Doch mit ihren Anleihekäufen bestimmt die EZB mittlerweile die Marktzinsen im Sekundärmarkt. Und damit werden auch die Zinsen im Primärmarkt geldpolitisch bestimmt. Der Grund: Die Zinsfindung im Primärmarkt erfolgt mit Blick auf den Sekundärmarkt. Handelt eine Anleihe zum Beispiel bei 99 Euro im Sekundärmarkt, wird der Kurs der Anleihe im Primärmarkt nicht unter 99 Euro fallen; der Kurs im Sekundärmarkt markiert quasi die Kursuntergrenze im Primärmarkt.
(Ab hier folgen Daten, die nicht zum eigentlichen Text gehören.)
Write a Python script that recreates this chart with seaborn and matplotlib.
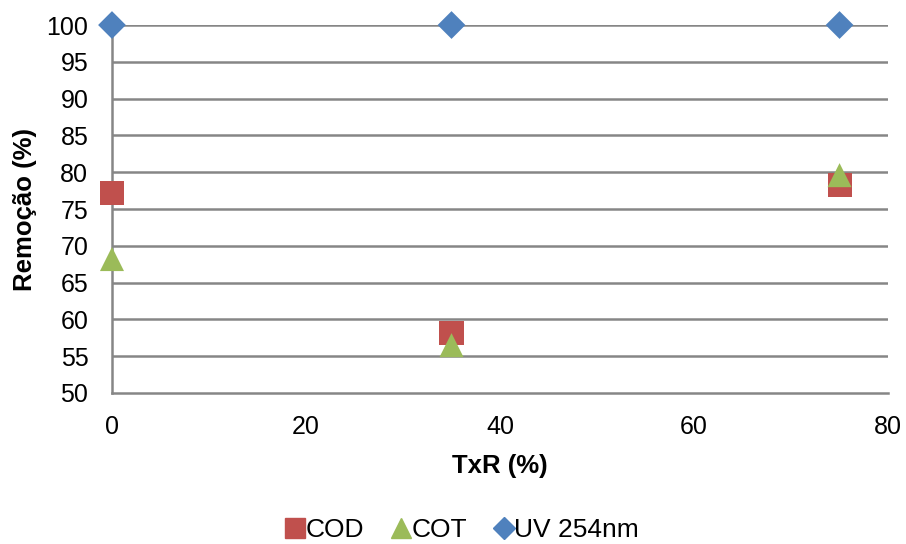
import matplotlib
matplotlib.use("Agg")
import matplotlib.pyplot as plt
import seaborn as sns
import pandas as pd
from matplotlib.lines import Line2D

txr = [0, 35, 75]
cod = [77.2, 58.2, 78.3]
cot = [68.2, 56.5, 79.6]
uv254 = [100, 100, 100]
series_names = ["COD", "COT", "UV 254nm"]
colors = ["#C0504D", "#9BBB59", "#4F81BD"]
markers = ["s", "^", "D"]
y_ticks = [50, 55, 60, 65, 70, 75, 80, 85, 90, 95, 100]
x_ticks = [0, 20, 40, 60, 80]

sns.set_theme(style="white")
plt.rcParams["font.family"] = ["Liberation Sans", "DejaVu Sans"]
plt.rcParams["text.color"] = "black"
plt.rcParams["axes.labelcolor"] = "black"

df = pd.DataFrame({
    "TxR": txr * 3,
    "val": cod + cot + uv254,
    "serie": [series_names[0]] * 3 + [series_names[1]] * 3 + [series_names[2]] * 3,
})

fig = plt.figure(figsize=(9.06, 5.44), dpi=100)
ax = fig.add_axes([0.1236, 0.2776, 0.8566, 0.6764])

for name, col, mk in zip(series_names, colors, markers):
    sub = df[df["serie"] == name]
    size = 300 if mk != "D" else 200
    sns.scatterplot(data=sub, x="TxR", y="val", color=col, marker=mk, s=size,
                    edgecolor="none", ax=ax, zorder=5, clip_on=False, legend=False)

ax.set_xlim(0, 80)
ax.set_ylim(50, 100)
ax.set_xticks(x_ticks)
ax.set_yticks(y_ticks)
ax.tick_params(axis="both", length=0, labelsize=18, colors="black")
ax.tick_params(axis="x", pad=16)
ax.tick_params(axis="y", pad=17)
for y in y_ticks[1:]:
    ax.axhline(y, color="#868686", lw=1.8, zorder=1)
for s in ["top", "right"]:
    ax.spines[s].set_visible(False)
for s in ["left", "bottom"]:
    ax.spines[s].set_color("#868686")
    ax.spines[s].set_linewidth(1.8)
ax.set_xlabel("TxR (%)", fontsize=18.5, fontweight="bold", labelpad=11, color="black")
ax.set_ylabel("Remoção (%)", fontsize=18.5, fontweight="bold", labelpad=7, color="black")

handles = [Line2D([], [], ls="none", marker=mk, color=c, markersize=ms)
           for mk, c, ms in zip(markers, colors, [14, 14, 11])]
fig.legend(handles, series_names, loc="lower center", bbox_to_anchor=(0.508, -0.035),
           ncol=3, frameon=False, fontsize=19, handletextpad=-0.1, columnspacing=0.9,
           handlelength=1.0, borderpad=0.3)

fig.savefig("out.png", dpi=100)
Ökonomisch gesehen ist durch die EZB-Anleihekäufe also eine Situation entstanden, in der die Zentralbank die Staatsanleihen zu Konditionen kauft, wie sie sich bei einem unmittelbaren Erwerb einstellen würden. Es gehört einige Phantasie dazu, wenn man argumentiert, die EZB betreibe mit ihren Staatsanleiheaufkäufen keine monetäre Staatsfinanzierung. Doch diese Phantasie scheinen der EuGH und das Bundesverfassungsgericht zu besitzen. Beide haben geurteilt, die EZB betreibe keine monetäre Staatsfinanzie-rung, der EuGH im Dezember 2018, Karlsruhe im Mai 2020.